Jésus fut doté des mêmes passions que nous, mais les domina.
« Revêtons-nous du Christ » pour développer la vertu qui correspond à nos fragilités passionnelles.
Éditorial de Monsieur l’abbé Benoît de Jorna
Autrefois la vertu manifestait l’éminence humaine. Aujourd’hui l’épaisseur du portefeuille est le critère de la réussite. Un grand homme avait certes du tempérament, mais il brillait aussi par l’une ou l’autre vertu. Les saints, dont on dit trop facilement qu’ils sont davantage admirables qu’imitables, ont reflété les vertus de Notre-Seigneur et surtout ont montré la puissance de sa grâce. Ils ont constamment suivi le commandement de l’Apôtre aux Romains : « Revêtez-vous de Notre Seigneur Jésus-Christ et ne cherchez pas à contenter votre sensualité, en satisfaisant à ses désirs. » Dans la mesure où l’on appartient au corps mystique de Notre-Seigneur, on participe de sa grâce capitale. Celle-ci non seulement nous guérit de ces maux et de ces faiblesses que nous portons, héritiers d’Adam, mais elle nous surélève à la vie divine. Et dès lors, nous sommes tous capables de grandeur, de magnanimité, d’héroïcité. Encore faut-il que nos passions soient harmonieusement ordonnées c’est-à-dire que nos vertus viennent justement tremper de raison notre vie sensible. Et sans la grâce cette entreprise longue et difficile serait impossible. Voilà pourquoi il faut être revêtu de Notre-Seigneur, c’est-à-dire se livrer de plus en plus à son influence, se laisser imprégner par son esprit. Nous croyons que Jésus a parfaitement assumé notre condition humaine ; il fut donc, comme nous, doté de toutes ces passions qui sont des réactions aux impressions que le monde sensible provoque en nous. Jésus put bien alors être volontairement troublé, mais sans jamais être perturbé ou dominé par ses émotions qu’il a pourtant toutes connues. L’Évangile nous révèle son calme admirable, sa quiétude constante, sa sérénité imperturbable. Que ce soit une tempête violente, un apôtre récalcitrant ou un adversaire injurieux, rien ni personne ne le fait sortir de cette maîtrise de soi : celle de sa personnalité divine qui assume une nature humaine dont l’harmonieuse beauté est tout à fait extraordinaire.

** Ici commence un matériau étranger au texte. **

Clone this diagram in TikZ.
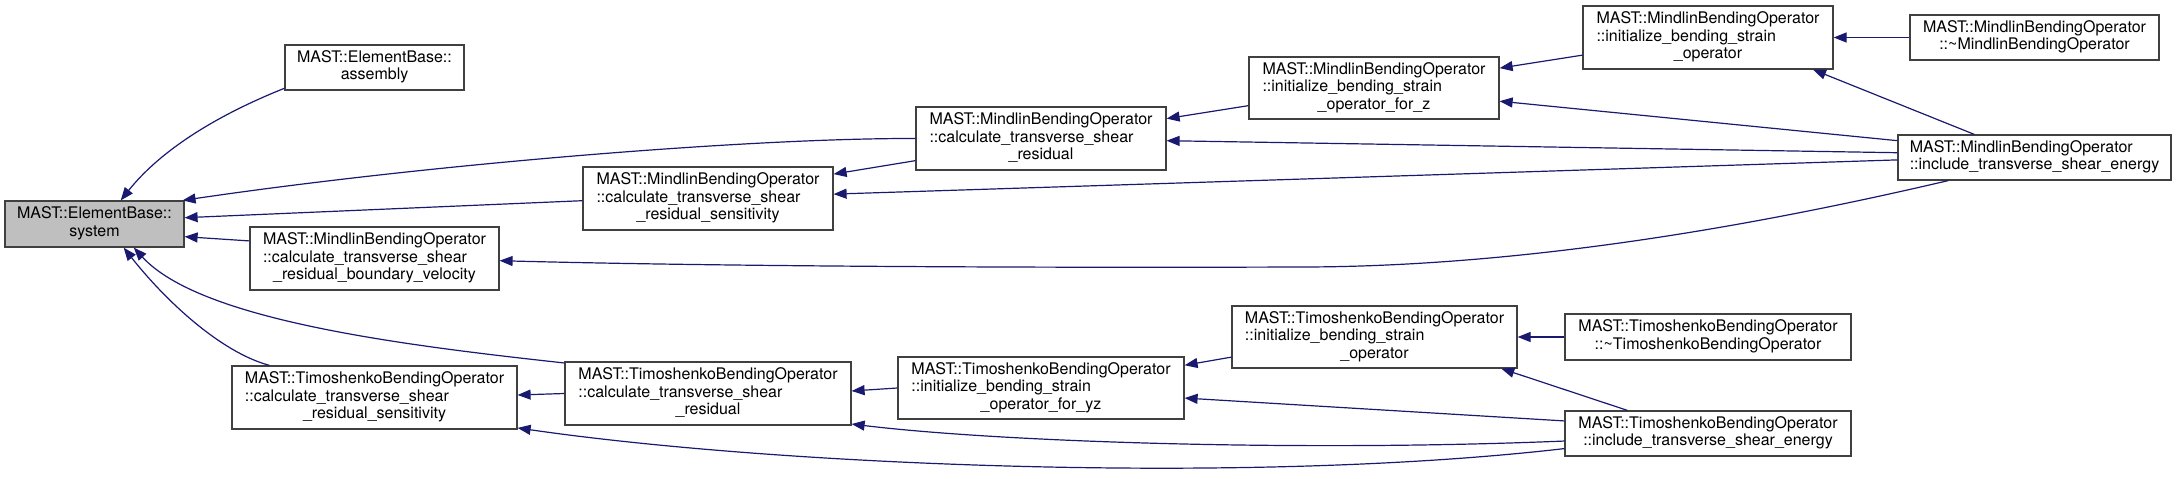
\documentclass[tikz,border=0pt]{standalone}
\usepackage{fontspec}
\setmainfont{TeX Gyre Heros}
\usetikzlibrary{arrows.meta}

\definecolor{callblue}{HTML}{191970}
\definecolor{hlgray}{HTML}{BFBFBF}

% box labels: first lines flush left, last line centred
\newcommand{\lbltwo}[2]{\begin{tabular}{@{}l@{}}#1\\\multicolumn{1}{@{}c@{}}{#2}\end{tabular}}
\newcommand{\lblthree}[3]{\begin{tabular}{@{}l@{}}#1\\#2\\\multicolumn{1}{@{}c@{}}{#3}\end{tabular}}

\begin{document}
\begin{tikzpicture}[x=1pt,y=-1pt,
    fn/.style={draw=black!75, line width=1.2pt, fill=white, inner sep=0pt,
      font=\fontsize{16pt}{17.5pt}\selectfont},
    call/.style={draw=callblue, line width=1.2pt, {Triangle[length=13pt,width=10pt]}-}]
    % Page
    \useasboundingbox (0,0) rectangle (2176,479);

    % Functions
    \node[fn, fill=hlgray, minimum width=179pt, minimum height=46pt] (sys) at (94.5,224) {\lbltwo{MAST::ElementBase::}{system}};
    \node[fn, minimum width=179pt, minimum height=45pt] (asm) at (374.5,67.5) {\lbltwo{MAST::ElementBase::}{assembly}};
    \node[fn, minimum width=249pt, minimum height=63pt] (mbv) at (374.5,258.5) {\lblthree{MAST::MindlinBendingOperator}{::calculate\_transverse\_shear}{\_residual\_boundary\_velocity}};
    \node[fn, minimum width=285pt, minimum height=63pt] (trs) at (374.5,397.5) {\lblthree{MAST::TimoshenkoBendingOperator}{::calculate\_transverse\_shear}{\_residual\_sensitivity}};
    \node[fn, minimum width=250pt, minimum height=63pt] (mrs) at (708,198.5) {\lblthree{MAST::MindlinBendingOperator}{::calculate\_transverse\_shear}{\_residual\_sensitivity}};
    \node[fn, minimum width=286pt, minimum height=63pt] (tr) at (708,393.5) {\lblthree{MAST::TimoshenkoBendingOperator}{::calculate\_transverse\_shear}{\_residual}};
    \node[fn, minimum width=250pt, minimum height=63pt] (mr) at (1041,138.5) {\lblthree{MAST::MindlinBendingOperator}{::calculate\_transverse\_shear}{\_residual}};
    \node[fn, minimum width=286pt, minimum height=62pt] (tyz) at (1041,388) {\lblthree{MAST::TimoshenkoBendingOperator}{::initialize\_bending\_strain}{\_operator\_for\_yz}};
    \node[fn, minimum width=250pt, minimum height=62pt] (mz) at (1374,88) {\lblthree{MAST::MindlinBendingOperator}{::initialize\_bending\_strain}{\_operator\_for\_z}};
    \node[fn, minimum width=285pt, minimum height=62pt] (ts) at (1374.5,337) {\lblthree{MAST::TimoshenkoBendingOperator}{::initialize\_bending\_strain}{\_operator}};
    \node[fn, minimum width=250pt, minimum height=63pt] (ms) at (1708,37.5) {\lblthree{MAST::MindlinBendingOperator}{::initialize\_bending\_strain}{\_operator}};
    \node[fn, minimum width=286pt, minimum height=46pt] (td) at (1708,337) {\lbltwo{MAST::TimoshenkoBendingOperator}{::\textasciitilde TimoshenkoBendingOperator}};
    \node[fn, minimum width=286pt, minimum height=45pt] (ti) at (1708,433.5) {\lbltwo{MAST::TimoshenkoBendingOperator}{::include\_transverse\_shear\_energy}};
    \node[fn, minimum width=249pt, minimum height=45pt] (md) at (2034.5,37.5) {\lbltwo{MAST::MindlinBendingOperator}{::\textasciitilde MindlinBendingOperator}};
    \node[fn, minimum width=273pt, minimum height=45pt] (mi) at (2034.5,157.5) {\lbltwo{MAST::MindlinBendingOperator}{::include\_transverse\_shear\_energy}};

    % Callers of system
    \draw[call] (sys.42) .. controls (160,151) and (215,116) .. (asm.193);
    \draw[call] (sys.15) .. controls (430,164) and (750,138) .. (mr.180);
    \draw[call] (sys.4.5) -- (mrs.181.6);
    \draw[call] (sys.-8.3) -- (mbv.172.9);
    \draw[call] (sys.-31.5) .. controls (200,320) and (400,345) .. (tr.168);
    \draw[call] (sys.-39.9) .. controls (165,300) and (220,352) .. (trs.163.2);

    % Mindlin branch
    \coordinate (flat) at (1300,267);
    \draw[call] (mrs.11.5) -- (mr.190.2);
    \draw[call] (mrs.2.1) -- (mi.181.9);
    \draw[call] (mr.-1.1) -- (mi.178.5);
    \draw[call] (mr.9.3) -- (mz.188.6);
    \draw[call] (mz.9.1) -- (ms.188.9);
    \draw[call] (mz.-6.8) -- (mi.173.9);
    \draw[call] (ms.east) -- (md.west);
    \draw[call] (ms.-17.8) -- (mi.159.6);
    \draw[call] (mbv.-1.6) .. controls (700,266) and (1000,268) .. (flat)
      .. controls (1550,267) and (1801,215) .. (mi.195.1);

    % Timoshenko branch
    \draw[call] (trs.1) -- (tr.180.6);
    \draw[call] (trs.-12.3) .. controls (780,466) and (1250,485) .. (ti.186.6);
    \draw[call] (tr.1) -- (tyz.180.8);
    \draw[call] (tr.-12.4) .. controls (1000,442) and (1300,452) .. (ti.183.4);
    \draw[call] (tyz.9.1) -- (ts.188.8);
    \draw[call] (tyz.-4) -- (ti.175.8);
    \draw[call] (ts.east) -- (td.west);
    \draw[call] (ts.-14.9) -- (ti.164.7);
\end{tikzpicture}
\end{document}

Néanmoins Jésus a aussi connu, dans une certaine mesure, des émotions violentes et douloureuses : la colère par exemple ou l’indignation sous l’impulsion de laquelle il a voulu prononcer des paroles véhémentes ou de terribles menaces. Y a‑t-il plus impressionnant que cette kyrielle de malheurs annoncés aux scribes et aux pharisiens (Mt 23) ? Mais surtout, Jésus a fait la douloureuse expérience de la crainte qui déprime profondément l’âme, de l’effroi qui resserre le cœur, de la tristesse et du dégoût qui inclinent au découragement. Quelle angoisse dans cette plainte : « Mon âme est triste jusqu’à la mort » ! Alors, sous prétexte que Notre-Seigneur avait sans cesse sous les yeux l’ingratitude et l’endurcissement de son peuple, certains en ont conclu à tort que Notre-Seigneur fut mélancolique. Mais homme parfait, Jésus mêle tous les tempéraments et veut montrer sa richesse humaine. Il use comme il le veut, et quand il le faut, de la variété et de la variation de ses sentiments pour manifester toute sa personnalité. Saint Paul dit bien : « le Pontife que nous avons n’est pas tel qu’il ne puisse compatir à nos faiblesses ; mais il a éprouvé comme nous, toutes sortes de tentations hormis le péché ».
Jésus est la tête du corps mystique et nous entraîne à sa suite. Il nous montre toujours l’exemple et nous donne les secours dont nous avons besoin pour reproduire son action. Saint Paul continue : « allons donc nous présenter avec confiance devant le trône de la grâce, afin de recevoir miséricorde, et de trouver le secours de la grâce dans nos besoins ». Quel que soit donc notre tempérament et, par là même, quelle que soit la passion qui risque le plus de troubler notre équilibre naturel comme sur- naturel, il nous revient de développer la vertu qui correspond à cette fragilité. Et pour ce faire nous avons le modèle, Jésus, qui s’ajuste toujours à notre progression individuelle, si justement nous sommes « revêtus du Christ ». Tous connaissent, par exemple, la colère légendaire de saint François de Sales qui est devenu un ange de douceur et de bénignité ; son foie, même, porta la marque des efforts qu’il fit pour vaincre cette passion qui y a son siège ! Alors il nous incombe de discerner notre tempérament, de lire le dossier de ce numéro ; mais surtout de faire nôtre cet abandon de saint Paul : « je puis tout en celui qui me fortifie ».